• _EXERCISE INPUTS_
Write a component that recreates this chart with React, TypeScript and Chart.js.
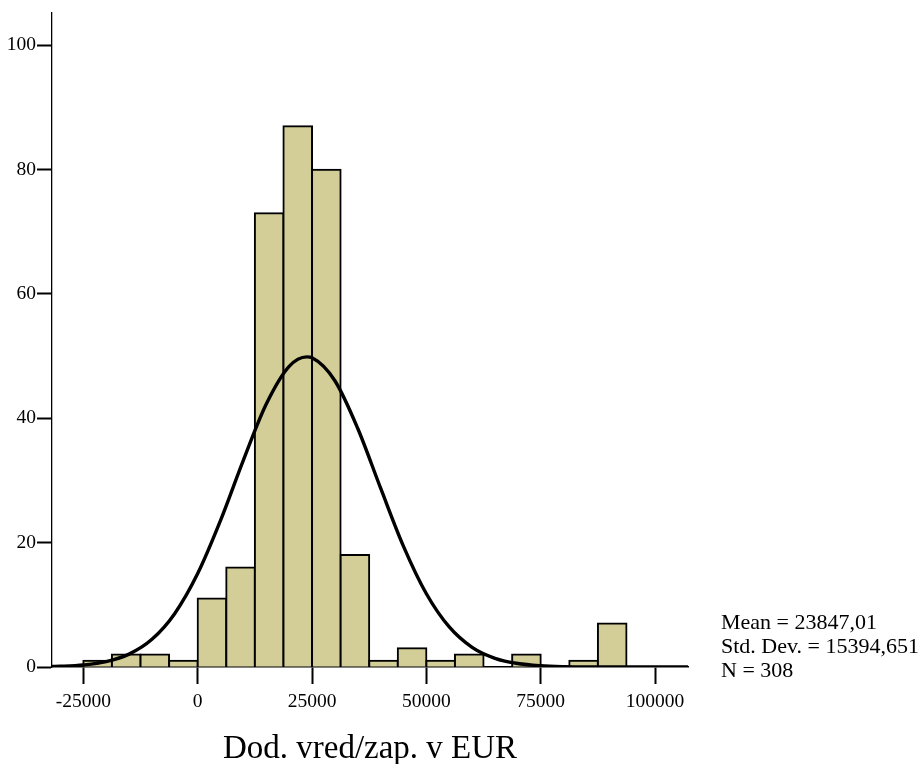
import React, { useEffect, useRef } from "react";
import { Chart, registerables } from "chart.js";

Chart.register(...registerables);

// Histogram bins (lower edge of each bin, bin width 6250)
const binStarts = [
  -25000, -18750, -12500, -6250, 0, 6250, 12500, 18750, 25000, 31250, 37500,
  43750, 50000, 56250, 62500, 68750, 75000, 81250, 87500,
];
const binWidth = 6250;
const counts = [1, 2, 2, 1, 11, 16, 73, 87, 80, 18, 1, 3, 1, 2, 0, 2, 0, 1, 7];

// Normal curve
const curveX = [
  -31850, -30000, -25000, -20000, -15000, -10000, -5000, 0, 5000, 10000, 15000,
  20000, 23847, 25000, 30000, 35000, 40000, 45000, 50000, 55000, 60000, 65000,
  70000, 75000, 80000, 85000, 90000, 107200,
];
const curveY = [
  0.07, 0.11, 0.33, 0.86, 2.07, 4.45, 8.62, 15.03, 23.58, 33.28, 42.29, 48.35,
  49.88, 49.74, 46.05, 38.37, 28.76, 19.41, 11.78, 6.44, 3.16, 1.4, 0.56, 0.2,
  0.06, 0.02, 0.0, 0.0,
];

const xTicks = [-25000, 0, 25000, 50000, 75000, 100000];
const yTicks = [0, 20, 40, 60, 80, 100];
const statLines = ["Mean = 23847,01", "Std. Dev. = 15394,651", "N = 308"];
const xTitle = "Dod. vred/zap. v EUR";

const FONT = "'Liberation Serif', 'DejaVu Serif', serif";

export default function App() {
  const ref = useRef<HTMLCanvasElement | null>(null);

  useEffect(() => {
    if (!ref.current) return;
    Chart.defaults.font.family = FONT;
    Chart.defaults.color = "#000";

    const statsPlugin = {
      id: "stats",
      afterDraw(chart: any) {
        const ctx = chart.ctx;
        const area = chart.chartArea;
        ctx.save();
        ctx.fillStyle = "#000";
        ctx.font = `22px ${FONT}`;
        ctx.textAlign = "left";
        ctx.textBaseline = "alphabetic";
        statLines.forEach((t, i) => {
          ctx.fillText(t, area.right + 33, 629 + i * 24);
        });
        ctx.restore();
      },
    };

    const chart = new Chart(ref.current, {
      type: "bar",
      data: {
        datasets: [
          {
            type: "line",
            data: curveX.map((x, i) => ({ x, y: curveY[i] })),
            borderColor: "#000",
            borderWidth: 3.4,
            pointRadius: 0,
            cubicInterpolationMode: "monotone",
            fill: false,
            order: 0,
          } as any,
          {
            type: "bar",
            data: binStarts.map((b, i) => ({ x: b + binWidth / 2, y: counts[i] })),
            backgroundColor: "#d3ce98",
            borderColor: "#000",
            borderWidth: 2,
            borderSkipped: "bottom",
            inflateAmount: 1,
            barPercentage: 1,
            categoryPercentage: 1,
            order: 1,
          } as any,
        ],
      },
      options: {
        animation: false,
        responsive: false,
        devicePixelRatio: 1,
        layout: { padding: { left: 0, top: 13, right: 236, bottom: 0 } },
        plugins: {
          legend: { display: false },
          tooltip: { enabled: false },
        },
        scales: {
          x: {
            type: "linear",
            min: -31850,
            max: 107200,
            offset: false,
            afterBuildTicks: (s: any) => {
              s.ticks = xTicks.map((v) => ({ value: v }));
            },
            afterFit: (s: any) => {
              s.height = 97;
            },
            ticks: {
              autoSkip: false,
              maxRotation: 0,
              padding: 6,
              color: "#000",
              font: { size: 19.5, family: FONT },
              callback: (v: any) => String(v),
            },
            grid: {
              display: true,
              offset: false,
              drawOnChartArea: false,
              drawTicks: true,
              tickLength: 17,
              tickWidth: 2,
              tickColor: "#000",
            },
            border: { display: true, color: "#000", width: 1.6 },
            title: {
              display: true,
              text: xTitle,
              color: "#000",
              font: { size: 33, family: FONT, lineHeight: 1 },
              padding: { top: 0, bottom: -2 },
            },
          },
          y: {
            type: "linear",
            min: 0,
            max: 105.2,
            afterBuildTicks: (s: any) => {
              s.ticks = yTicks.map((v) => ({ value: v }));
            },
            afterFit: (s: any) => {
              s.width = 52;
            },
            ticks: {
              padding: 1,
              color: "#000",
              font: { size: 19.5, family: FONT },
              callback: (v: any) => String(v),
            },
            grid: {
              display: true,
              drawOnChartArea: false,
              drawTicks: true,
              tickLength: 15,
              tickWidth: 2,
              tickColor: "#000",
            },
            border: { display: true, color: "#000", width: 1.3 },
          },
        },
      },
      plugins: [statsPlugin],
    } as any);

    return () => chart.destroy();
  }, []);

  return (
    <div style={{ position: "absolute", left: 0, top: 0, width: 924, height: 764, background: "#fff" }}>
      <canvas ref={ref} width={924} height={764} style={{ display: "block" }} />
    </div>
  );
}
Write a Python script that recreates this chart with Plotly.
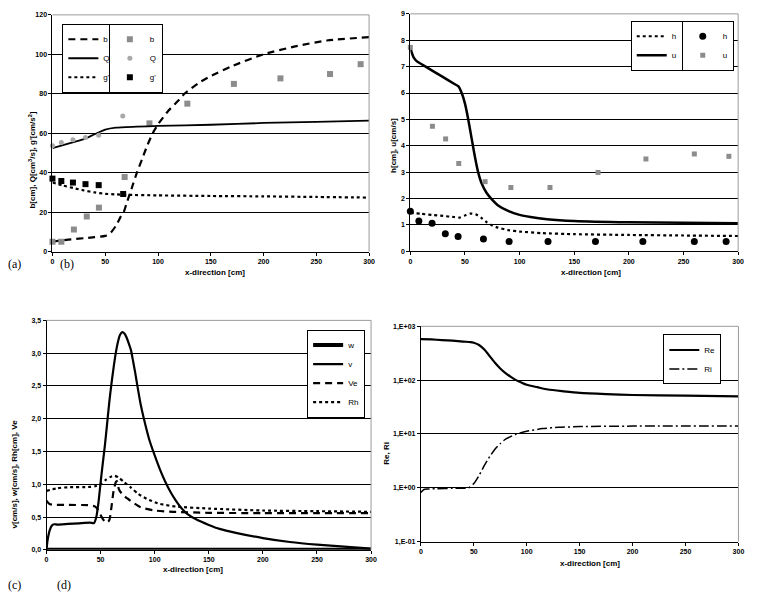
import plotly.graph_objects as go

# ---------- Panel (a) ----------
a_b_line_x = [0, 10, 20, 30, 40, 50, 55, 60, 65, 67.5, 70, 75, 80, 85, 90, 95, 100, 110, 120, 125, 140, 150, 170, 200, 230, 260, 300]
a_b_line_y = [5, 5.8, 6.3, 6.8, 7.3, 8, 9.5, 13, 18, 20, 24, 32, 40, 47, 54, 60, 64.5, 71.5, 77, 80, 86, 89, 94, 100, 104, 107, 108.7]
a_b_pts_x = [0, 8.4, 20.3, 32.5, 44, 68.4, 91.9, 127.8, 171.9, 216, 263, 292]
a_b_pts_y = [5, 5, 11.2, 17.8, 22.3, 37.8, 65, 75, 85, 87.8, 90, 95]
a_Q_line_x = [0, 10, 20, 30, 40, 50, 60, 80, 100, 150, 200, 250, 300]
a_Q_line_y = [52.5, 54, 55.5, 57, 59.5, 61.8, 62.8, 63.3, 63.7, 64.3, 65.2, 65.8, 66.4]
a_Q_pts_x = [0, 8.4, 19.4, 31.3, 43.8, 66.6]
a_Q_pts_y = [53.7, 55.3, 56.7, 57.8, 59, 68.7]
a_g_line_x = [0, 10, 20, 30, 40, 50, 60, 70, 100, 150, 200, 250, 300]
a_g_line_y = [35, 33.5, 32.2, 31, 30, 29.3, 29, 28.8, 28.5, 28.2, 28, 27.7, 27.4]
a_g_pts_x = [0, 8.4, 19.4, 31.3, 43.8, 67]
a_g_pts_y = [37, 35.8, 35, 34.2, 33.7, 29.2]

# ---------- Panel (b) ----------
b_h_line_x = [0, 10, 20, 30, 40, 45, 50, 55, 60, 65, 70, 75, 80, 90, 100, 120, 150, 200, 250, 300]
b_h_line_y = [1.46, 1.42, 1.38, 1.34, 1.3, 1.28, 1.36, 1.43, 1.4, 1.27, 1.1, 0.98, 0.9, 0.8, 0.75, 0.69, 0.65, 0.62, 0.6, 0.58]
b_h_pts_x = [0, 7.8, 19.9, 32, 43.7, 66.9, 90.4, 126, 169.4, 212.8, 259.9, 289]
b_h_pts_y = [1.52, 1.15, 1.06, 0.67, 0.56, 0.47, 0.37, 0.37, 0.37, 0.37, 0.37, 0.37]
b_u_line_x = [0, 3, 6, 10, 20, 30, 40, 44, 47, 50, 53, 56, 59, 62, 65, 70, 75, 80, 90, 100, 110, 125, 150, 200, 250, 300]
b_u_line_y = [7.7, 7.35, 7.2, 7.1, 6.85, 6.6, 6.35, 6.25, 6.0, 5.6, 5.0, 4.3, 3.6, 3.0, 2.6, 2.2, 1.95, 1.75, 1.52, 1.38, 1.3, 1.22, 1.15, 1.1, 1.08, 1.06]
b_u_pts_x = [0, 20.2, 32.3, 44.3, 68.4, 92, 127.8, 171.8, 215.6, 259.9, 291.5]
b_u_pts_y = [7.73, 4.74, 4.26, 3.33, 2.64, 2.42, 2.42, 2.99, 3.5, 3.69, 3.6]

# ---------- Panel (c) ----------
c_w_x = [0, 300]
c_w_y = [0, 0]
c_v_x = [0, 1, 3, 5, 7, 10, 20, 30, 40, 44, 46, 48, 50, 52, 54, 56, 58, 60, 62, 64, 66, 68, 70, 72, 74, 76, 78, 80, 82, 84, 87, 90, 95, 100, 105, 110, 115, 120, 125, 130, 140, 150, 160, 175, 200, 225, 250, 275, 300]
c_v_y = [0, 0.15, 0.3, 0.37, 0.39, 0.385, 0.395, 0.405, 0.415, 0.41, 0.5, 0.72, 1.03, 1.32, 1.6, 1.92, 2.25, 2.53, 2.78, 3.0, 3.17, 3.28, 3.32, 3.3, 3.24, 3.15, 3.05, 2.88, 2.7, 2.5, 2.22, 2.0, 1.68, 1.44, 1.22, 1.03, 0.87, 0.74, 0.63, 0.55, 0.45, 0.38, 0.32, 0.26, 0.18, 0.12, 0.08, 0.05, 0.02]
c_Ve_x = [0, 2, 5, 20, 40, 45, 48, 51, 54, 56, 58, 60, 62, 64, 65, 67, 70, 75, 80, 87, 100, 117, 150, 200, 300]
c_Ve_y = [0.75, 0.71, 0.69, 0.685, 0.68, 0.66, 0.6, 0.5, 0.43, 0.42, 0.45, 0.65, 0.9, 1.03, 1.05, 0.92, 0.85, 0.78, 0.72, 0.65, 0.6, 0.58, 0.565, 0.56, 0.56]
c_Rh_x = [0, 10, 20, 40, 45, 50, 55, 60, 63, 67, 72, 78, 85, 95, 105, 120, 150, 200, 250, 300]
c_Rh_y = [0.9, 0.94, 0.955, 0.96, 0.97, 1.0, 1.07, 1.12, 1.13, 1.1, 1.03, 0.95, 0.85, 0.76, 0.7, 0.66, 0.63, 0.6, 0.59, 0.58]

# ---------- Panel (d) ----------
d_Re_x = [0, 10, 20, 30, 40, 47, 50, 55, 60, 65, 70, 75, 80, 85, 90, 95, 100, 110, 120, 135, 150, 175, 200, 250, 300]
d_Re_y = [580, 570, 555, 540, 520, 510, 495, 450, 370, 280, 210, 165, 135, 115, 100, 90, 82, 74, 67, 62, 58, 55, 53, 51.5, 50]
d_Ri_x = [0, 3, 6, 15, 30, 45, 50, 55, 60, 65, 70, 75, 80, 90, 100, 115, 130, 150, 200, 300]
d_Ri_y = [0.82, 0.93, 0.95, 0.96, 0.98, 1.0, 1.2, 1.7, 2.6, 3.8, 5.2, 6.6, 8.0, 9.9, 11.2, 12.6, 13.3, 13.7, 14.0, 14.0]

x_ticks = [0, 50, 100, 150, 200, 250, 300]
d_tickvals = [0.1, 1, 10, 100, 1000]
d_ticktext = ["1,E-01", "1,E+00", "1,E+01", "1,E+02", "1,E+03"]

W, H = 758, 594
def px_x(p): return p / W
def px_y(p): return 1 - p / H

FONT = "Liberation Sans, Arial, sans-serif"
K = "black"
G = "#9a9a9a"

fig = go.Figure()

def line(x, y, name, xa, ya, lg, dash="solid", width=2, color=K):
    fig.add_trace(go.Scatter(x=x, y=y, name=name, mode="lines", xaxis=xa, yaxis=ya,
                             legend=lg, line=dict(color=color, width=width, dash=dash, shape="spline", smoothing=0.6)))

def pts(x, y, name, xa, ya, lg, symbol, size, color):
    fig.add_trace(go.Scatter(x=x, y=y, name=name, mode="markers", xaxis=xa, yaxis=ya,
                             legend=lg, cliponaxis=False,
                             marker=dict(symbol=symbol, size=size, color=color)))

# (a)  lines -> legend, markers -> legend5 (two columns)
line(a_b_line_x, a_b_line_y, "b", "x", "y", "legend", dash="7px,5px", width=2.2)
pts(a_b_pts_x, a_b_pts_y, "b", "x", "y", "legend5", "square", 6, "#8c8c8c")
line(a_Q_line_x, a_Q_line_y, "Q", "x", "y", "legend", width=1.8)
pts(a_Q_pts_x, a_Q_pts_y, "Q", "x", "y", "legend5", "circle", 5, "#a8a8a8")
line(a_g_line_x, a_g_line_y, "g'", "x", "y", "legend", dash="dot", width=2.2)
pts(a_g_pts_x, a_g_pts_y, "g'", "x", "y", "legend5", "square", 6, K)

# (b)  lines -> legend2, markers -> legend6
line(b_h_line_x, b_h_line_y, "h", "x2", "y2", "legend2", dash="dot", width=2.2)
pts(b_h_pts_x, b_h_pts_y, "h", "x2", "y2", "legend6", "circle", 7, K)
line(b_u_line_x, b_u_line_y, "u", "x2", "y2", "legend2", width=2.5)
pts(b_u_pts_x, b_u_pts_y, "u", "x2", "y2", "legend6", "square", 5, "#8c8c8c")

# (c)
line(c_w_x, c_w_y, "w", "x3", "y3", "legend3", width=4)
line(c_v_x, c_v_y, "v", "x3", "y3", "legend3", width=2.2)
line(c_Ve_x, c_Ve_y, "Ve", "x3", "y3", "legend3", dash="7px,5px", width=2.2)
line(c_Rh_x, c_Rh_y, "Rh", "x3", "y3", "legend3", dash="dot", width=2.2)

# (d)
line(d_Re_x, d_Re_y, "Re", "x4", "y4", "legend4", width=2.2)
line(d_Ri_x, d_Ri_y, "Ri", "x4", "y4", "legend4", dash="10px,3px,2px,3px", width=1.5)

tickfont = dict(family=FONT, size=7, color=K, weight="bold")

def xaxis(dom, anchor):
    return dict(domain=dom, anchor=anchor, range=[0, 300], tickvals=x_ticks,
                showline=True, linecolor=K, linewidth=1, ticks="outside", ticklen=3,
                tickcolor=K, showgrid=False, zeroline=False, tickfont=tickfont)

def yaxis(dom, anchor, rng, dtick=None, **kw):
    d = dict(domain=dom, anchor=anchor, range=rng, showline=True, linecolor=K, linewidth=1,
             ticks="outside", ticklen=3, tickcolor=K, showgrid=True, gridcolor=K, gridwidth=1.2,
             zeroline=False, tickfont=tickfont)
    if dtick is not None:
        d["dtick"] = dtick
    d.update(kw)
    return d

a_x = [px_x(51), px_x(371)]; a_y = [px_y(251), px_y(11)]
b_x = [px_x(412.7), px_x(744)]; b_y = [px_y(250.7), px_y(10)]
c_x = [px_x(45), px_x(373)]; c_y = [px_y(553.3), px_y(320.7)]
d_x = [px_x(423.3), px_x(744.3)]; d_y = [px_y(545), px_y(326.7)]

legstyle = dict(bgcolor="white", bordercolor=K, borderwidth=1,
                font=dict(family=FONT, size=8, color=K), tracegroupgap=0, itemwidth=30,
                yanchor="top")

fig.update_layout(
    width=W, height=H, margin=dict(l=0, r=0, t=0, b=0),
    paper_bgcolor="white", plot_bgcolor="white",
    separators=",.",
    xaxis=xaxis(a_x, "y"), yaxis=yaxis(a_y, "x", [0, 120], 20),
    xaxis2=xaxis(b_x, "y2"), yaxis2=yaxis(b_y, "x2", [0, 9], 1),
    xaxis3=xaxis(c_x, "y3"), yaxis3=yaxis(c_y, "x3", [0, 3.5], 0.5, tickformat=".1f"),
    xaxis4=xaxis(d_x, "y4"),
    yaxis4=yaxis(d_y, "x4", [-1, 3], type="log", tickvals=d_tickvals, ticktext=d_ticktext),
    legend=dict(legstyle, x=px_x(61), y=px_y(20), xanchor="left"),
    legend5=dict(legstyle, x=px_x(108), y=px_y(20), xanchor="left"),
    legend2=dict(legstyle, x=px_x(688), y=px_y(17), xanchor="right"),
    legend6=dict(legstyle, x=px_x(687), y=px_y(17), xanchor="left"),
    legend3=dict(legstyle, x=px_x(367), y=px_y(330), xanchor="right"),
    legend4=dict(legstyle, x=px_x(727), y=px_y(335), xanchor="right"),
    showlegend=True,
)

# grey frame on top & right of each plot area
for xr, yr in [("x", "y"), ("x2", "y2"), ("x3", "y3"), ("x4", "y4")]:
    fig.add_shape(type="line", xref=f"{xr} domain", yref=f"{yr} domain", x0=0, x1=1, y0=1, y1=1,
                  line=dict(color=G, width=1), layer="above")
    fig.add_shape(type="line", xref=f"{xr} domain", yref=f"{yr} domain", x0=1, x1=1, y0=0, y1=1,
                  line=dict(color=G, width=1), layer="above")

titlefont = dict(family=FONT, size=8, color=K, weight="bold")
def ann(text, x, y, angle=0, font=titlefont):
    fig.add_annotation(text=text, x=px_x(x), y=px_y(y), xref="paper", yref="paper",
                       showarrow=False, textangle=angle, font=font, xanchor="center", yanchor="middle")

xt = "x-direction [cm]"
ann(xt, 215, 272)
ann(xt, 595, 272)
ann(xt, 193, 573)
ann(xt, 594, 567)
ann("b[cm], Q[cm<sup>3</sup>/s], g'[cm/s<sup>2</sup>]", 30, 158, -90)
ann("h[cm], u[cm/s]", 395, 143, -90)
ann("v[cm/s], w[cm/s], Rh[cm], Ve", 13, 476, -90)
ann("Re, Ri", 389, 455, -90)

serif = dict(family="Liberation Serif, Times New Roman, serif", size=12, color=K)
ann("(a)", 13, 264, font=serif)
ann("(b)", 66, 264, font=serif)
ann("(c)", 13, 589, font=serif)
ann("(d)", 63, 589, font=serif)

fig.write_html("out.html")
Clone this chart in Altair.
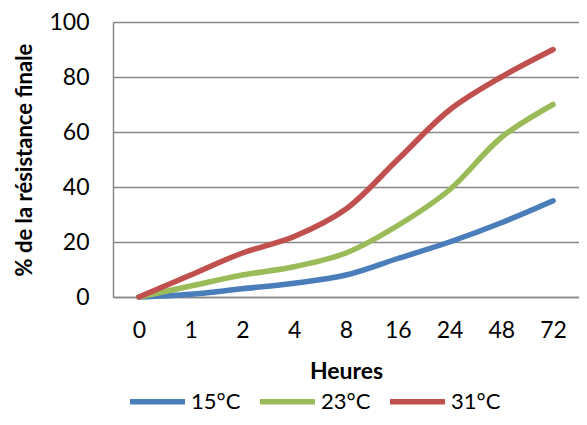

• _EXERCISE PROMPT_
Gather each line of the records holding the string "that".

• _TASK RESULT_
Write a component that recreates this chart with React, TypeScript and Chart.js.
Write a Python script that recreates this chart with Plotly.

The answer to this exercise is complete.